Rep. David Swinford, R-Dumas, was one of the few to oppose the veto measure.

“I know a lot of people would like to spit in the governor’s eye,” Swinford said. “I hope you enjoy doing that.”

He called the proposal a “sham” that upsets the constitutional balance of powers between the legislative and executive branches. He said Texas has been well-served by the existing system.

“This is the separation of powers the way the founders of our state intended,” Swinford said.

[…]

The postsession veto is one of the few strong powers afforded the Texas governor. Perry has liberally exercised his veto power, using it to kill dozens of bills and eliminate $2 billion from state budgets since 2001.

He vetoed 83 bills in 2001 and in 2005 eliminated the entire education budget in an effort to force lawmakers to change the school finance system.
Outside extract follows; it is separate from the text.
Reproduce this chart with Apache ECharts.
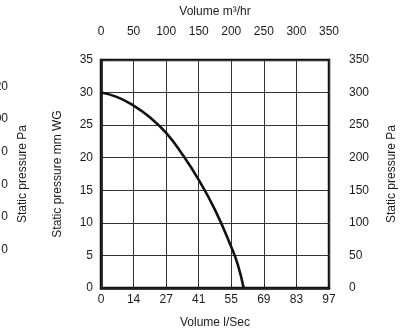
<!DOCTYPE html>
<html>
<head>
<meta charset="utf-8">
<script src="https://cdn.jsdelivr.net/npm/echarts@6/dist/echarts.min.js"></script>
<style>
  html, body { margin: 0; padding: 0; background: #fff; }
  #chart { width: 407px; height: 336px; }
</style>
</head>
<body>
<div id="chart"></div>
<script>
// fan curve: volume in m3/hr, static pressure in mm WG
const flowM3hr = [0, 25, 50, 75, 100, 125, 150, 175, 200, 210, 219];
const pressureMmWG = [30, 29.3, 28.0, 26.2, 23.8, 20.5, 16.6, 12.0, 6.3, 3.6, 0];

// bottom axis labels (l/Sec) at each 50 m3/hr step
const litreLabels = ['0', '14', '27', '41', '55', '69', '83', '97'];
// bits of a neighbouring chart's axis, cut off at the left edge
const ghostLabels = ['', '0', '0', '0', '0', '00', '20', ''];

const FONT = 'Liberation Sans';
const INK = '#1b1b1b';

const chart = echarts.init(document.getElementById('chart'));

const points = flowM3hr.map((x, i) => [x, pressureMmWG[i]]);

const option = {
  animation: false,
  textStyle: { fontFamily: FONT, color: INK },
  grid: {
    left: 101, top: 60, width: 228, height: 228,
    outerBoundsMode: 'none', containLabel: false,
    show: true, borderColor: '#111', borderWidth: 2.5, backgroundColor: 'transparent'
  },
  xAxis: [
    {
      type: 'value', position: 'bottom', min: 0, max: 350, interval: 50,
      axisLine: { show: true, lineStyle: { color: '#111', width: 2.5 } },
      axisTick: { show: false },
      splitLine: { show: true, lineStyle: { color: '#333', width: 1 } },
      axisLabel: {
        margin: 6, fontSize: 12, color: INK,
        formatter: v => litreLabels[Math.round(v / 50)]
      },
      name: 'Volume l/Sec', nameLocation: 'middle', nameGap: 29,
      nameTextStyle: { fontSize: 12, color: INK }
    },
    {
      type: 'value', position: 'top', offset: 14, min: 0, max: 350, interval: 50,
      axisLine: { show: true, lineStyle: { color: '#222', width: 1.2 } },
      axisTick: { show: true, length: 4, lineStyle: { color: '#222' } },
      splitLine: { show: false },
      axisLabel: { margin: 8, fontSize: 12, color: INK },
      name: 'Volume m³/hr', nameLocation: 'middle', nameGap: 28,
      nameTextStyle: { fontSize: 12, color: INK }
    }
  ],
  yAxis: [
    {
      type: 'value', position: 'left', min: 0, max: 35, interval: 5,
      axisLine: { show: true, lineStyle: { color: '#111', width: 2.5 } },
      axisTick: { show: false },
      splitLine: { show: true, lineStyle: { color: '#333', width: 1 } },
      axisLabel: { margin: 8, fontSize: 12, color: INK },
      name: 'Static pressure mm WG', nameLocation: 'middle', nameGap: 37,
      nameTextStyle: { fontSize: 12, color: INK }
    },
    {
      type: 'value', position: 'right', offset: 12, min: 0, max: 350, interval: 50,
      axisLine: { show: true, lineStyle: { color: '#222', width: 1.2 } },
      axisTick: { show: true, length: 4, lineStyle: { color: '#222' } },
      splitLine: { show: false },
      axisLabel: { margin: 8, fontSize: 12, color: INK },
      name: 'Static pressure Pa', nameLocation: 'middle', nameGap: 45,
      nameTextStyle: { fontSize: 12, color: INK }
    },
    {
      type: 'value', position: 'left', offset: 72, min: 0, max: 35, interval: 5,
      axisLine: { show: false },
      axisTick: { show: false },
      splitLine: { show: false },
      axisLabel: {
        margin: 21, fontSize: 12, color: INK, verticalAlign: 'bottom',
        formatter: v => ghostLabels[Math.round(v / 5)]
      },
      name: 'Static pressure Pa', nameLocation: 'middle', nameGap: 0,
      nameMoveOverlap: false,
      nameTextStyle: { fontSize: 12, color: INK }
    }
  ],
  series: [
    {
      type: 'line', xAxisIndex: 0, yAxisIndex: 0,
      data: points, smooth: 0.5, showSymbol: false,
      lineStyle: { color: '#111', width: 2.6 }
    }
  ]
};

chart.setOption(option);
</script>
</body>
</html>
The governor has 10 days to sign or veto bills that arrive on his desk during a legislative session. However, for the vast majority of bills passed in the final week of the session, the governor has 20 days to review the legislation.

At that point, lawmakers have no recourse and must wait until the next biennial session to try again to pass the bills.

It takes a vote of two-thirds of the House and Senate to override a veto. That has not happened since 1979.

Paul Burka wrote last month when this passed out of committee that it was a bad idea:

My argument against the expansion of the governor’s power is that the current constitutional balance of executive and legislative power seems just about right. What is the necessity for changing it? One answer might be that Perry would veto any attempt to rein in his use of executive orders, and the Legislature could do nothing about it.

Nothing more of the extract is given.